Well, I’ve actually listened to plenty of dead singers over the years having caught on early to this whole new phonograph technology. And if it has taught me anything about singing, it is this - I much prefer my singers living and performing to dead and/or retired. In my book, having a pulse and currently performing in public are actually two of the most important characteristics in evaluating my response to someone and their technique. The dead and the retired have their charms, no doubt, and having the wonderful recordings (and memories) we do of these voices is a joy. But at the same time, nearly a century of increasingly easily available recordings has created wildly unrealistic standards and perceptions among some folks of what things “should” sound like. Sure hearing somebody like Sutherland or Nilsson sing in her prime is an incomparable experience. But I for one am not going to spend my whole life being displeased with everyone and everything I hear that doesn't live up to this until an experience that may only happen once or twice in a generation or so comes around.

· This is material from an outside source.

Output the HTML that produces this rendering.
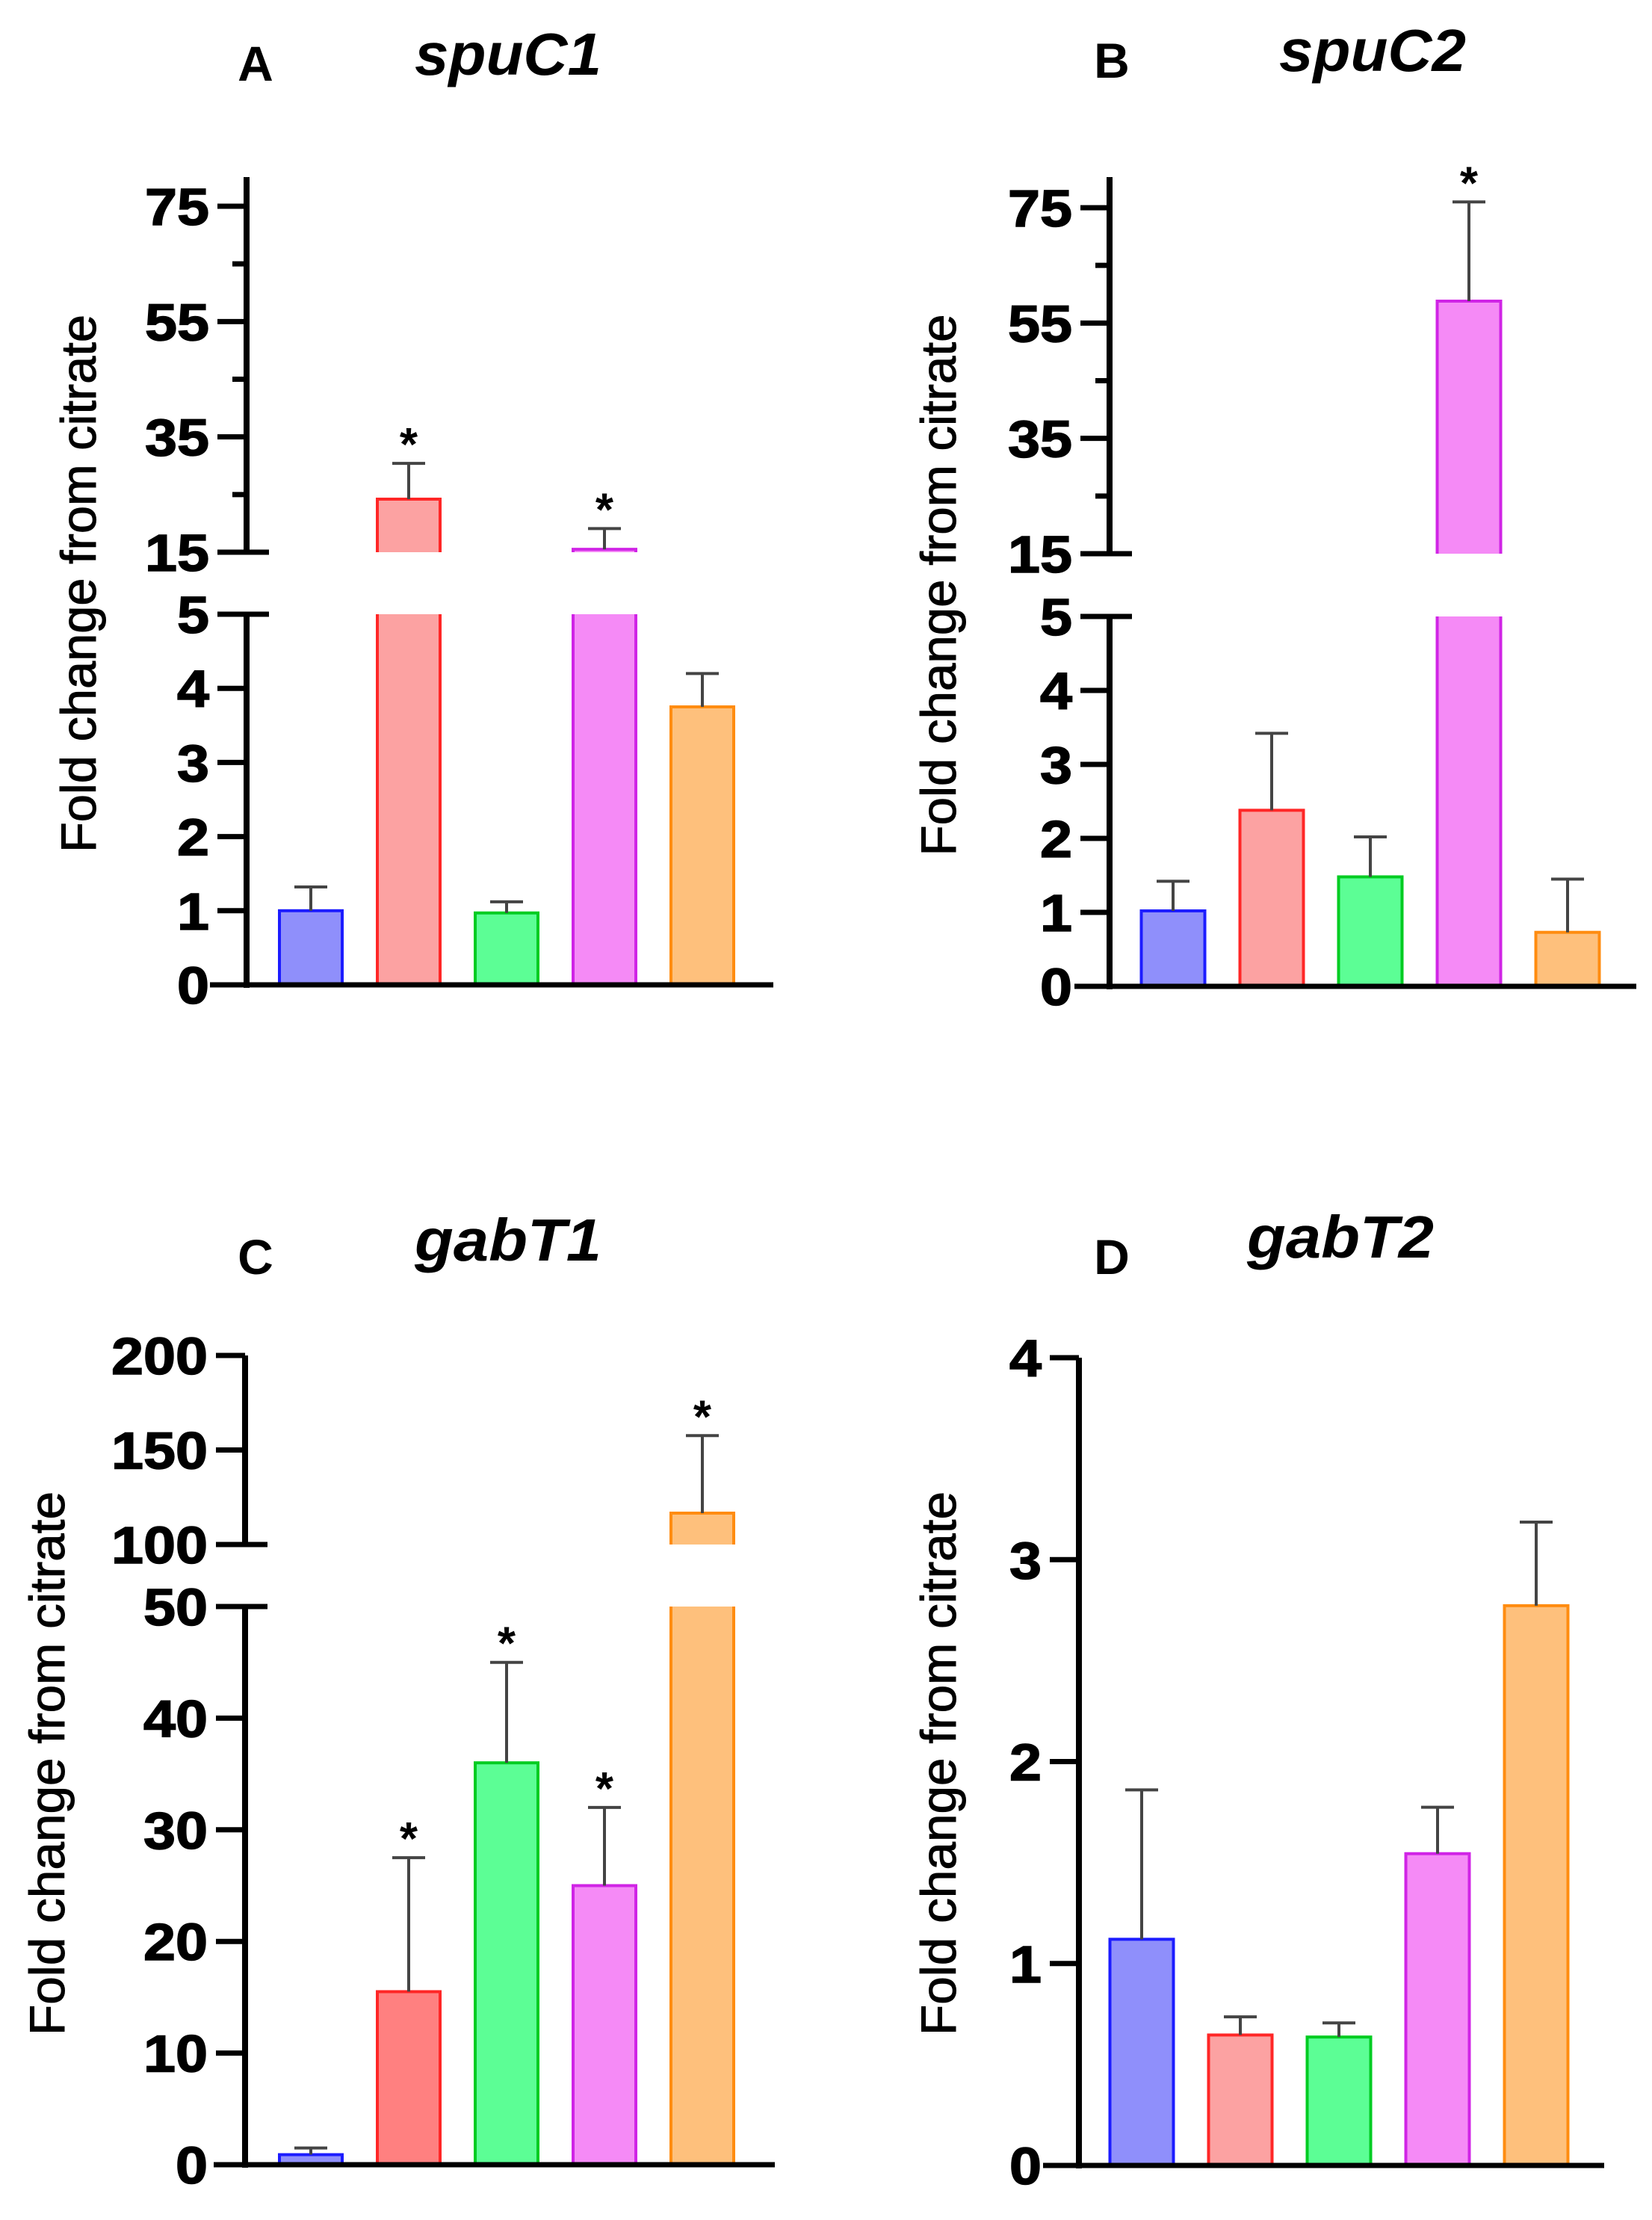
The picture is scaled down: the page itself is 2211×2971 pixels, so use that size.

I do not want to live slavishly in some idealized musical past. I’m interested in what is happening now. Sure vocalists as a group today may or may not have the technical abilities we imagine that those in past did. So what? Life goes on. Singing today is not what it was two decades ago any more than what it was two centuries ago. In fact the whole idea that vocal performance standards used to be a certain way is all a fallacy made up in our own minds to serve a variety of shifting and conflicting modern interests and agendas. Looking at this record of great singers from the past, one must ask some important questions. Who got recorded in the first place and why? Who was popular and who wasn’t to begin with? How has the whole notion of technique changed over time? I’ll grant that when it comes to all things vocal, today's may not be the best of all possible worlds. What a large group of operaphiles don’t seem to realize is that incessant griping about the lack or decline in vocal standards only makes clear to others their own inability to enjoy anything living and vital. Why spend so much time and effort on something one so seldom enjoys?
I recall once hearing Roger Ebert say that one of the primary criteria for being a film critic was really loving everything about movies. Given that a critic would see so many movies and that so many of them wouldn’t be perfect, it would be important to be able to love even the most minute, obtuse, and technical aspects of the art form to be able to tolerate doing the job. In a similar way, loving opera and singing is about loving it even when it's bad, not only when it's good. So I will continue to go on loving artists and performers who may likely be strained or over-reaching or who have poor technique and little talent. And I will do this in places where they are singing live to other live people. And I will be thinking of how much I enjoy it instead of dreaming I was happier somewhere else, in some other past.